How much work is required to update CoqHammer for new releases of Coq? Coq 8.9 shipped in January, about 5 months before CoqHammer 1.1.1, while Coq 8.10 is almost ready to ship. What could Coq do to shorten the delay?

CoqHammer did have a release for Coq 8.9 on Feb 11, 2019. Additionally, CoqHammer is part of Coq’s CI and receives steady updates from Coq developers. However, the initial release wasn’t advertised widely, which I tried to rectify here with this minor release. I also think the separate packaging of tactics is a notable qualify-of-life improvement.

1 Like

That’s interesting. I’m not entirely sure how the package index is supposed to be used.
I would expect there to be a possibility to add two urls: one for information about the project, one for the sources.
@Zimmi48 do you know more ?

Crawling the website for source URLs sure doesn’t look like a good idea. All packages in opam have meta-data pointing to the source (given that they are built from sources). I think @palmskog and @maximedenes can better answer than me how to get this meta-data. One possibility will soon be to extract the data from https://gitlab.com/coq/opam-coq-archive/-/jobs/artifacts/master/raw/coq-packages.json?job=json-data (this link is a 404 and will stay so until https://github.com/coq/opam-coq-archive/pull/798 gets merged).

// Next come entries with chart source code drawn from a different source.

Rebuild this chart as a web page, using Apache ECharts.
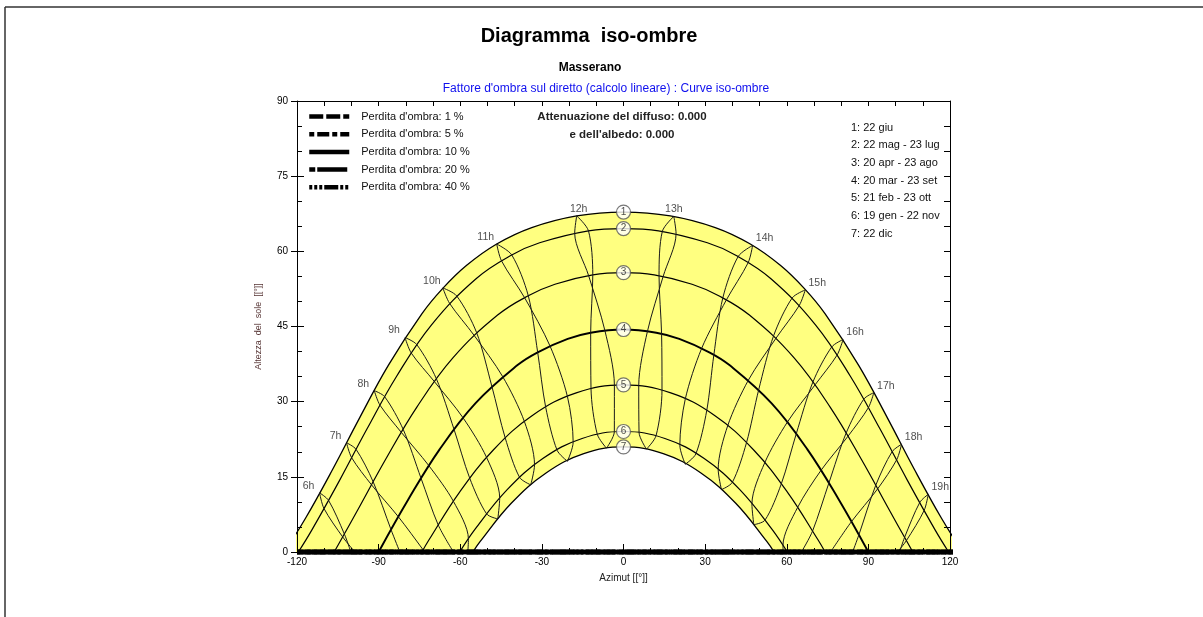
<!DOCTYPE html>
<html>
<head>
<meta charset="utf-8">
<script src="https://cdn.jsdelivr.net/npm/echarts@6/dist/echarts.min.js"></script>
<style>
  html, body { margin: 0; padding: 0; background: #fff; }
  #chart-iso { width: 1203px; height: 617px; }
</style>
</head>
<body>
<div id="chart-iso"></div>
<script>
// sun paths, one per date pair: [azimuth, height]
const path1 = [[-124.65,0],[-116.82,6.78],[-106.88,16.51],[-96.99,26.77],[-86.44,37.24],[-74.06,47.57],[-66.59,52.51],[-57.75,57.16],[-46.6,61.46],[-33.73,64.74],[-17.2,67.08],[0,67.84],[17.2,67.08],[33.73,64.74],[46.6,61.46],[57.75,57.16],[66.59,52.51],[74.06,47.57],[86.44,37.24],[96.99,26.77],[106.88,16.51],[116.82,6.78],[124.65,0]];
const path2 = [[-119.5,0],[-114.57,4.37],[-104.4,14.25],[-94.25,24.59],[-83.38,35.07],[-70.63,45.29],[-54.08,54.59],[-41.07,59.28],[-30.82,61.71],[-12.87,64.09],[0,64.55],[12.87,64.09],[30.82,61.71],[41.07,59.28],[54.08,54.59],[70.63,45.29],[83.38,35.07],[94.25,24.59],[104.4,14.25],[114.57,4.37],[119.5,0]];
const path3 = [[-106.34,0],[-98,8.08],[-87.36,18.55],[-75.95,28.92],[-62.71,38.73],[-46.27,47.28],[-35,51.14],[-25.2,53.44],[-11.29,55.3],[0,55.75],[11.29,55.3],[25.2,53.44],[35,51.14],[46.27,47.28],[62.71,38.73],[75.95,28.92],[87.36,18.55],[98,8.08],[106.34,0]];
const path4 = [[-90,0],[-79.16,10.43],[-67.58,20.48],[-54.45,29.66],[-38.93,37.3],[-31.54,39.85],[-20.5,42.52],[-12.06,43.76],[0,44.4],[12.06,43.76],[20.5,42.52],[31.54,39.85],[38.93,37.3],[54.45,29.66],[67.58,20.48],[79.16,10.43],[90,0]];
const path5 = [[-74.1,0],[-71.59,2.34],[-60.3,11.91],[-47.77,20.4],[-33.5,27.24],[-17.37,31.76],[0,33.35],[17.37,31.76],[33.5,27.24],[47.77,20.4],[60.3,11.91],[71.59,2.34],[74.1,0]];
const path6 = [[-60.2,0],[-54.54,4.57],[-42.75,12.44],[-29.66,18.65],[-15.22,22.66],[0,24.05],[15.22,22.66],[29.66,18.65],[42.75,12.44],[54.54,4.57],[60.2,0]];
const path7 = [[-55.35,0],[-52.66,2.11],[-41.17,9.77],[-28.46,15.77],[-14.6,19.62],[0,20.96],[14.6,19.62],[28.46,15.77],[41.17,9.77],[52.66,2.11],[55.35,0]];

const curveNumbers = ['1','2','3','4','5','6','7'];
const curveTops = [67.84, 64.55, 55.75, 44.4, 33.35, 24.05, 20.96];
const curveDates = ['1: 22 giu','2: 22 mag - 23 lug','3: 20 apr - 23 ago','4: 20 mar - 23 set','5: 21 feb - 23 ott','6: 19 gen - 22 nov','7: 22 dic'];

// hour lines, first half of year (dic -> giu) and second half (giu -> dic)
const hourNames = ['6h','7h','8h','9h','10h','11h','12h','13h','14h','15h','16h','17h','18h','19h'];
const hoursFirstHalf = [
  [[-111.7,11.8],[-108.4,10.3],[-102.6,3.6],[-100.2,0]],
  [[-101.8,21.8],[-98.3,20.5],[-92,14],[-85.4,4.4],[-82.2,0]],
  [[-91.6,32.2],[-87.8,31],[-81,24.5],[-74.4,14.7],[-68.1,5.4],[-62.5,0]],
  [[-80.3,42.8],[-76,41.4],[-68.8,34.6],[-62.3,24.5],[-56.5,14.7],[-50.3,7.6],[-46.2,6.6]],
  [[-66.4,52.7],[-61.3,51.1],[-54,43.8],[-48.4,33.1],[-43.5,22.8],[-38.2,14.9],[-34.1,13.4]],
  [[-46.6,61.46],[-41.07,59.28],[-35,51.14],[-31.54,39.85],[-28.6,28.9],[-24.4,20.3],[-20.6,18.1]],
  [[-17.2,67.08],[-12.87,64.09],[-11.29,55.3],[-12.06,43.76],[-11.94,32.61],[-9.64,23.5],[-6.26,20.72]],
  [[18.49,66.97],[19.32,63.5],[14.58,55],[8.81,44.06],[5.6,33.19],[5.71,23.86],[8.44,20.52]],
  [[47.45,61.18],[45.85,57.78],[37.8,50.3],[28.7,40.6],[22.7,30.5],[20.7,21.3],[22.7,17.5]],
  [[66.8,52.3],[64.6,49.2],[56.1,42.7],[45.9,34.3],[38.3,25.2],[34.8,16.5],[36,12.45]],
  [[80.7,42.4],[78.5,39.3],[70.4,33.35],[60.2,25.9],[51.9,17.8],[47.2,9.6],[47.9,5.45]],
  [[92,31.8],[90,28.8],[82.5,23.1],[72.6,16.3],[64,8.9],[58.6,1.3],[58.7,0]],
  [[102.2,21.5],[100.4,18.4],[93.4,12.6],[83.7,6],[76.1,0]],
  [[112,11.5],[110.5,8.3],[104,2.3],[100.7,0]]
];
const hoursSecondHalf = [
  [[-111.7,11.8],[-110.1,8.7],[-103.2,3],[-98.7,0]],
  [[-101.8,21.8],[-99.9,18.8],[-92.6,13.4],[-82.7,7],[-73.6,0.4],[-73.2,0]],
  [[-91.6,32.2],[-89.5,29.3],[-81.7,23.9],[-71.5,17.2],[-62.5,10.1],[-57,2.6],[-57.2,0]],
  [[-80.3,42.8],[-78,39.7],[-69.5,34],[-59,26.8],[-50.3,18.85],[-45.5,10.8],[-46.2,6.6]],
  [[-66.4,52.7],[-63.9,49.6],[-55,43.3],[-44.4,35],[-36.4,26],[-32.7,17.4],[-34.1,13.4]],
  [[-46.6,61.46],[-44.85,58.11],[-36.3,50.7],[-27,41.1],[-20.6,31],[-18.5,21.9],[-20.6,18.1]],
  [[-17.2,67.08],[-17.94,63.63],[-12.83,55.17],[-6.84,44.2],[-3.35,33.29],[-3.37,23.99],[-6.26,20.72]],
  [[18.49,66.97],[14.28,64],[13.06,55.15],[14,43.54],[14.15,32.3],[11.96,23.2],[8.44,20.52]],
  [[47.45,61.18],[42.12,58.95],[36.5,50.7],[33.2,39.3],[30.6,28.25],[26.6,19.6],[22.7,17.5]],
  [[66.8,52.3],[62,50.7],[55.2,43.2],[49.7,32.4],[45.2,21.8],[40,13.9],[36,12.45]],
  [[80.7,42.4],[76.5,40.9],[69.6,33.9],[63.5,23.6],[58,13.6],[52,6.35],[47.9,5.45]],
  [[92,31.8],[88.3,30.5],[81.8,23.7],[75.5,13.8],[69.5,4.2],[65.4,0]],
  [[102.2,21.5],[98.7,20],[92.7,13.3],[86.5,3.4],[84.2,0]],
  [[112,11.5],[108.9,9.9],[103.3,2.9],[101.5,0]]
];

// iso-shade curves (no far shading: all lie on the horizon)
const shadeNames = ["Perdita d'ombra: 1 %","Perdita d'ombra: 5 %","Perdita d'ombra: 10 %","Perdita d'ombra: 20 %","Perdita d'ombra: 40 %"];
const shadeDash = [[14,3],[5,3,12,3],'solid',[6,2,30,2],[3,2,3,2,3,2,14,2]];
const shadeLine = [[-120,0],[122,0]];

const font = "'Liberation Sans', Arial, sans-serif";

function curveSeries(data, width, fill) {
  const s = {
    type: 'line', data: data, smooth: 0.4, symbol: 'none', clip: false, z: 2,
    lineStyle: { color: '#000', width: width },
    silent: true
  };
  if (fill) {
    s.areaStyle = { color: fill, opacity: 1 };
    s.z = 1;
  }
  return s;
}

window.fillIso = function fillIso() {
  const dom = document.getElementById('chart-iso');
  const chart = echarts.init(dom, null, { renderer: 'canvas' });

  const series = [];
  series.push(curveSeries(path1, 1.3, '#ffff80'));
  series.push(curveSeries(path7, 1.3, '#ffffff'));
  [path2, path3, path5, path6].forEach(p => series.push(curveSeries(p, 1.2)));
  series.push(curveSeries(path4, 1.9));

  hoursFirstHalf.concat(hoursSecondHalf).forEach(h => {
    series.push({
      type: 'line', data: h, smooth: 0.3, symbol: 'none', clip: false, z: 2, silent: true,
      lineStyle: { color: '#1a1a1a', width: 1 }
    });
  });

  shadeNames.forEach((name, i) => {
    series.push({
      name: name, type: 'line', data: shadeLine, symbol: 'none', clip: false,
      z: shadeDash[i] === 'solid' ? 4 : 3,
      itemStyle: { color: '#000' },
      lineStyle: { color: '#000', width: 4.5, type: shadeDash[i] }
    });
  });

  // numbered circles on top of each sun path
  series.push({
    type: 'scatter', z: 5, symbol: 'circle', symbolSize: 14, silent: true,
    itemStyle: { color: '#fff', borderColor: '#555', borderWidth: 1.2 },
    label: { show: true, position: 'inside', fontSize: 10, color: '#222', fontFamily: font, formatter: p => p.name },
    data: curveNumbers.map((n, i) => ({ name: n, value: [0, curveTops[i]] }))
  });

  // hour labels along the 22 giu path
  series.push({
    type: 'scatter', z: 5, symbolSize: 1, silent: true,
    itemStyle: { color: 'rgba(0,0,0,0)' },
    label: { show: true, position: 'top', distance: 3, fontSize: 10.5, color: '#222', fontFamily: font, formatter: p => p.name },
    data: hourNames.map((n, i) => {
      const pt = hoursFirstHalf[i][0];
      let dx = pt[0] < -30 ? -11 : (pt[0] > 30 ? 12 : (pt[0] < 0 ? 2 : 0));
      return { name: n, value: pt, label: { offset: [dx, 2] } };
    })
  });

  const axisLine = { show: true, onZero: false, lineStyle: { color: '#000', width: 1 } };
  const dateTexts = curveDates.map((t, i) => ({
    type: 'text', left: 851, top: 122 + i * 17.7, z: 10,
    style: { text: t, font: '11px ' + font, fill: '#111' }
  }));

  var option = {
    animation: false,
    backgroundColor: '#fff',
    grid: { left: 297, right: 253, top: 101, bottom: 65 },
    legend: {
      data: shadeNames, orient: 'vertical', left: 307, top: 111, padding: 0,
      itemWidth: 40, itemHeight: 12, itemGap: 6.7, selectedMode: false,
      itemStyle: { opacity: 0 },
      lineStyle: { width: 4.5, color: '#000' },
      textStyle: { fontSize: 11, color: '#111', fontFamily: font, padding: [0, 0, 0, 7] }
    },
    xAxis: [
      {
        type: 'value', min: -120, max: 120, interval: 30, position: 'bottom', z: 4,
        axisLine: axisLine, splitLine: { show: false },
        axisTick: { inside: true, length: 8, lineStyle: { color: '#000' } },
        minorTick: { show: true, splitNumber: 3, length: 4, lineStyle: { color: '#000' } },
        axisLabel: { fontSize: 10, color: '#000', margin: 5, fontFamily: font },
        name: 'Azimut [[°]]', nameLocation: 'middle', nameGap: 21,
        nameTextStyle: { fontSize: 10, color: '#222', fontFamily: font }
      },
      {
        type: 'value', min: -120, max: 120, interval: 10, position: 'top', z: 4,
        axisLine: axisLine, splitLine: { show: false },
        axisTick: { inside: true, length: 5, lineStyle: { color: '#000' } },
        axisLabel: { show: false }
      }
    ],
    yAxis: [
      {
        type: 'value', min: 0, max: 90, interval: 15, position: 'left', z: 4,
        axisLine: axisLine, splitLine: { show: false },
        axisTick: { inside: true, length: 7, lineStyle: { color: '#000' } },
        minorTick: { show: true, splitNumber: 3, length: 5, lineStyle: { color: '#000' } },
        axisLabel: { fontSize: 10, color: '#000', margin: 9, fontFamily: font },
        name: 'Altezza  del  sole  [[°]]', nameLocation: 'middle', nameGap: 34, nameRotate: 90,
        nameTextStyle: { fontSize: 9, color: '#533', fontFamily: font }
      },
      {
        type: 'value', min: 0, max: 90, interval: 15, position: 'left', z: 4,
        axisLine: { show: false, onZero: false }, splitLine: { show: false },
        axisTick: { inside: false, length: 6, lineStyle: { color: '#000' } },
        axisLabel: { show: false }
      },
      {
        type: 'value', min: 0, max: 90, interval: 5, position: 'right', z: 4,
        axisLine: axisLine, splitLine: { show: false },
        axisTick: { inside: true, length: 6, lineStyle: { color: '#000' } },
        axisLabel: { show: false }
      }
    ],
    graphic: [
      { type: 'line', shape: { x1: 5, y1: 7, x2: 1203, y2: 7 }, style: { stroke: '#333', lineWidth: 1.5 } },
      { type: 'line', shape: { x1: 5, y1: 7, x2: 5, y2: 617 }, style: { stroke: '#333', lineWidth: 1.5 } },
      { type: 'text', x: 589, y: 36, style: { text: 'Diagramma  iso-ombre', font: 'bold 20px ' + font, fill: '#000', align: 'center', verticalAlign: 'middle' } },
      { type: 'text', x: 590, y: 68, style: { text: 'Masserano', font: 'bold 12px ' + font, fill: '#000', align: 'center', verticalAlign: 'middle' } },
      { type: 'text', x: 606, y: 89, style: { text: "Fattore d'ombra sul diretto (calcolo lineare) : Curve iso-ombre", font: '12px ' + font, fill: '#1010ee', align: 'center', verticalAlign: 'middle' } },
      { type: 'text', x: 622, y: 117, z: 10, style: { text: 'Attenuazione del diffuso: 0.000', font: 'bold 11.5px ' + font, fill: '#222', align: 'center', verticalAlign: 'middle' } },
      { type: 'text', x: 622, y: 135, z: 10, style: { text: "e dell'albedo: 0.000", font: 'bold 11.5px ' + font, fill: '#222', align: 'center', verticalAlign: 'middle' } }
    ].concat(dateTexts),
    series: series
  };

  option && chart.setOption(option);
  window.addEventListener('resize', chart.resize);
};

fillIso();
</script>
</body>
</html>
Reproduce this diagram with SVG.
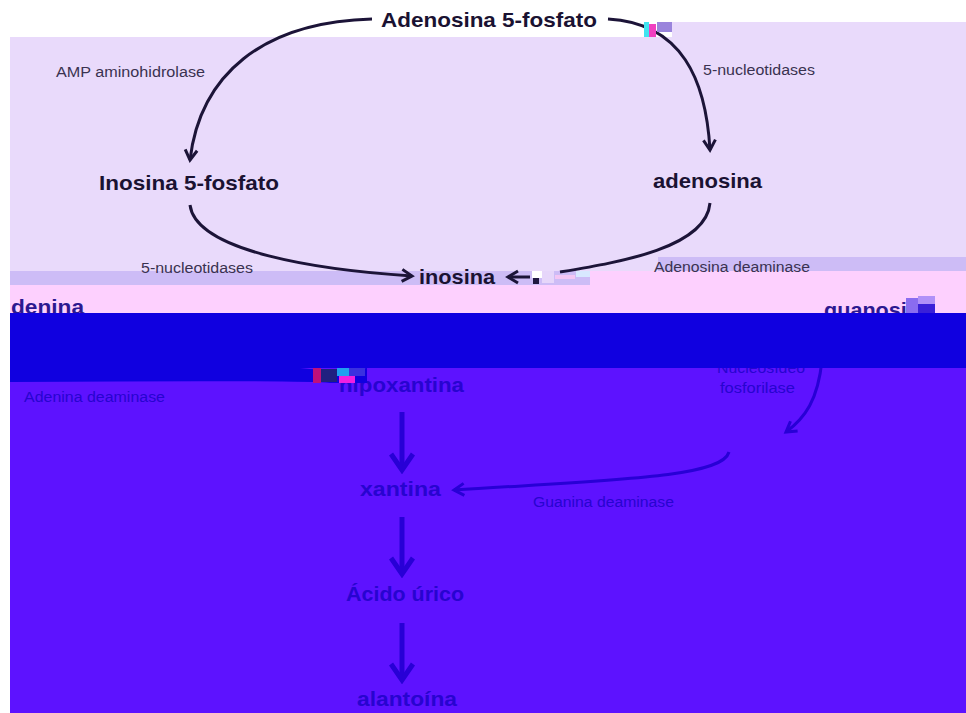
<svg xmlns="http://www.w3.org/2000/svg" width="966" height="713" viewBox="0 0 966 713">
<defs>
<style>
.b{font-family:"Liberation Sans","Noto Sans",sans-serif;font-weight:bold;font-size:21px;fill:#1a1232}
.r{font-family:"Liberation Sans","Noto Sans",sans-serif;font-size:14px;fill:#3a3250}
.bb{font-family:"Liberation Sans","Noto Sans",sans-serif;font-weight:bold;font-size:21px;fill:#2804d0}
.rb{font-family:"Liberation Sans","Noto Sans",sans-serif;font-size:14px;fill:#2804d0}
.pk{font-family:"Liberation Sans","Noto Sans",sans-serif;font-weight:bold;font-size:21px;fill:#2c1890}
.c{fill:none;stroke:#1c1438;stroke-width:3}
.cb{fill:none;stroke:#2800d6;stroke-width:3}
.v{fill:none;stroke:#2800d6;stroke-width:5}
</style>
<marker id="ah" markerUnits="userSpaceOnUse" markerWidth="16" markerHeight="16" refX="13" refY="8" orient="auto">
<path d="M3,2 L13,8 L3,14" fill="none" stroke="#1c1438" stroke-width="3"/>
</marker>
<marker id="ahb" markerUnits="userSpaceOnUse" markerWidth="16" markerHeight="16" refX="13" refY="8" orient="auto">
<path d="M3,2 L13,8 L3,14" fill="none" stroke="#2800d6" stroke-width="3"/>
</marker>
<marker id="ahv" markerUnits="userSpaceOnUse" markerWidth="24" markerHeight="26" refX="20" refY="13" orient="auto">
<path d="M4,2 L20,13 L4,24" fill="none" stroke="#2800d6" stroke-width="5"/>
</marker>
</defs>
<rect width="966" height="713" fill="#ffffff"/>
<g id="background">
<rect x="10" y="37" width="662" height="234" fill="#e9dafb"/>
<rect x="672" y="22" width="294" height="235" fill="#e9dafb"/>
<rect x="590" y="257" width="68" height="14" fill="#e9dafb"/>
<rect x="658" y="257" width="308" height="14" fill="#cdbcf6"/>
<rect x="10" y="271" width="580" height="14" fill="#cdbcf6"/>
<rect x="590" y="271" width="376" height="14" fill="#fdd0fe"/>
<rect x="10" y="285" width="956" height="28" fill="#fdd0fe"/>
<rect x="10" y="368" width="956" height="345" fill="#5d12ff"/>
</g>
<g id="connectors">
<path class="c" d="M372 19 C262 22 200 75 190 160" marker-end="url(#ah)"/>
<path class="c" d="M608 19 C682 23 706 80 710 150" marker-end="url(#ah)"/>
<path class="c" d="M190 205 C196 252 320 270 412 276" marker-end="url(#ah)"/>
<path class="c" d="M710 203 C706 248 620 262 560 272"/>
<path class="c" d="M530 277 L508 277" marker-end="url(#ah)"/>
<path class="cb" d="M822 360 C818 400 805 418 786 432" marker-end="url(#ahb)"/>
<path class="cb" d="M729 452 C722 478 610 480 454 490" marker-end="url(#ahb)"/>
<path class="v" d="M402 412 L402 470" marker-end="url(#ahv)"/>
<path class="v" d="M402 517 L402 574" marker-end="url(#ahv)"/>
<path class="v" d="M402 623 L402 680" marker-end="url(#ahv)"/>
</g>
<g id="n-amp"><text class="b" x="381" y="27" textLength="216" lengthAdjust="spacingAndGlyphs">Adenosina 5-fosfato</text></g>
<g id="l-amp-aminohidrolase"><text class="r" x="56" y="77" textLength="149" lengthAdjust="spacingAndGlyphs">AMP aminohidrolase</text></g>
<g id="l-5nuc-1"><text class="r" x="703" y="75" textLength="112" lengthAdjust="spacingAndGlyphs">5-nucleotidases</text></g>
<g id="n-imp"><text class="b" x="99" y="190" textLength="180" lengthAdjust="spacingAndGlyphs">Inosina 5-fosfato</text></g>
<g id="n-adenosina"><text class="b" x="653" y="188" textLength="109" lengthAdjust="spacingAndGlyphs">adenosina</text></g>
<g id="l-5nuc-2"><text class="r" x="141" y="273" textLength="112" lengthAdjust="spacingAndGlyphs">5-nucleotidases</text></g>
<g id="n-inosina"><text class="b" x="419" y="284" textLength="76" lengthAdjust="spacingAndGlyphs">inosina</text></g>
<g id="l-adenosina-deaminase"><text class="r" x="654" y="272" textLength="156" lengthAdjust="spacingAndGlyphs">Adenosina deaminase</text></g>
<g id="n-adenina"><text class="pk" x="11" y="314" textLength="73" lengthAdjust="spacingAndGlyphs">denina</text></g>
<g id="n-guanosina"><text class="pk" x="824" y="317" textLength="108" lengthAdjust="spacingAndGlyphs">guanosina</text></g>
<g id="n-hipoxantina"><text class="bb" x="339" y="392" textLength="125" lengthAdjust="spacingAndGlyphs">hipoxantina</text></g>
<g id="l-adenina-deaminase"><text class="rb" x="24" y="402" textLength="141" lengthAdjust="spacingAndGlyphs">Adenina deaminase</text></g>
<g id="l-nucleosideo"><text class="rb" x="717" y="373" textLength="88" lengthAdjust="spacingAndGlyphs">Nucleosídeo</text><text class="rb" x="720" y="393" textLength="75" lengthAdjust="spacingAndGlyphs">fosforilase</text></g>
<g id="n-xantina"><text class="bb" x="360" y="496" textLength="81" lengthAdjust="spacingAndGlyphs">xantina</text></g>
<g id="l-guanina-deaminase"><text class="rb" x="533" y="507" textLength="141" lengthAdjust="spacingAndGlyphs">Guanina deaminase</text></g>
<g id="n-acido-urico"><text class="bb" x="346" y="601" textLength="118" lengthAdjust="spacingAndGlyphs">Ácido úrico</text></g>
<g id="n-alantoina"><text class="bb" x="357" y="706" textLength="100" lengthAdjust="spacingAndGlyphs">alantoína</text></g>
<g id="overlays">
<rect x="10" y="313" width="956" height="55" fill="#1000e0"/>
<path d="M10 368 L300 368 Q340 372 367 368 L367 383 L330 383 Q300 380 10 382 Z" fill="#1000e0"/>
<rect x="644" y="22" width="5" height="15" fill="#40e4f0"/>
<rect x="649" y="24" width="7" height="13" fill="#f040c0"/>
<rect x="657" y="22" width="15" height="10" fill="#9a84dc"/>
<rect x="532" y="271" width="10" height="7" fill="#ffffff"/>
<rect x="533" y="278" width="6" height="6" fill="#201840"/>
<rect x="542" y="271" width="12" height="12" fill="#e6d6fa"/>
<rect x="555" y="275" width="20" height="4" fill="#f4c6f4"/>
<rect x="576" y="271" width="14" height="6" fill="#d8e8ff"/>
<rect x="313" y="368" width="8" height="15" fill="#c0107a"/>
<rect x="321" y="369" width="16" height="13" fill="#202080"/>
<rect x="337" y="368" width="12" height="8" fill="#20a0f0"/>
<rect x="339" y="376" width="16" height="7" fill="#f020e0"/>
<rect x="349" y="368" width="16" height="8" fill="#3a30e0"/>
<rect x="906" y="298" width="12" height="15" fill="#8a6cf0"/>
<rect x="918" y="296" width="17" height="8" fill="#b090f8"/>
<rect x="918" y="304" width="17" height="9" fill="#3a20d8"/>
</g>
</svg>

EDIT: actually this still doesn’t contain the URLs of the source. See https://github.com/coq/opam-coq-archive/issues/804.

1 Like

For anyone following the discussion on the OPAM archive metadata, the current state as of Coq 8.11.0 is as follows.

A reasonably complete JSON version of the archive with URLs is continuously available: https://coq.inria.fr/opam/coq-packages.json

However, a few data items necessary for full automation (e.g., when creating machine learning datasets as above) is currently not present in the JSON file, as outlined in an issue on the OPAM archive.

2 Likes

Did anyone rerun the experiments on the enhanced dataset?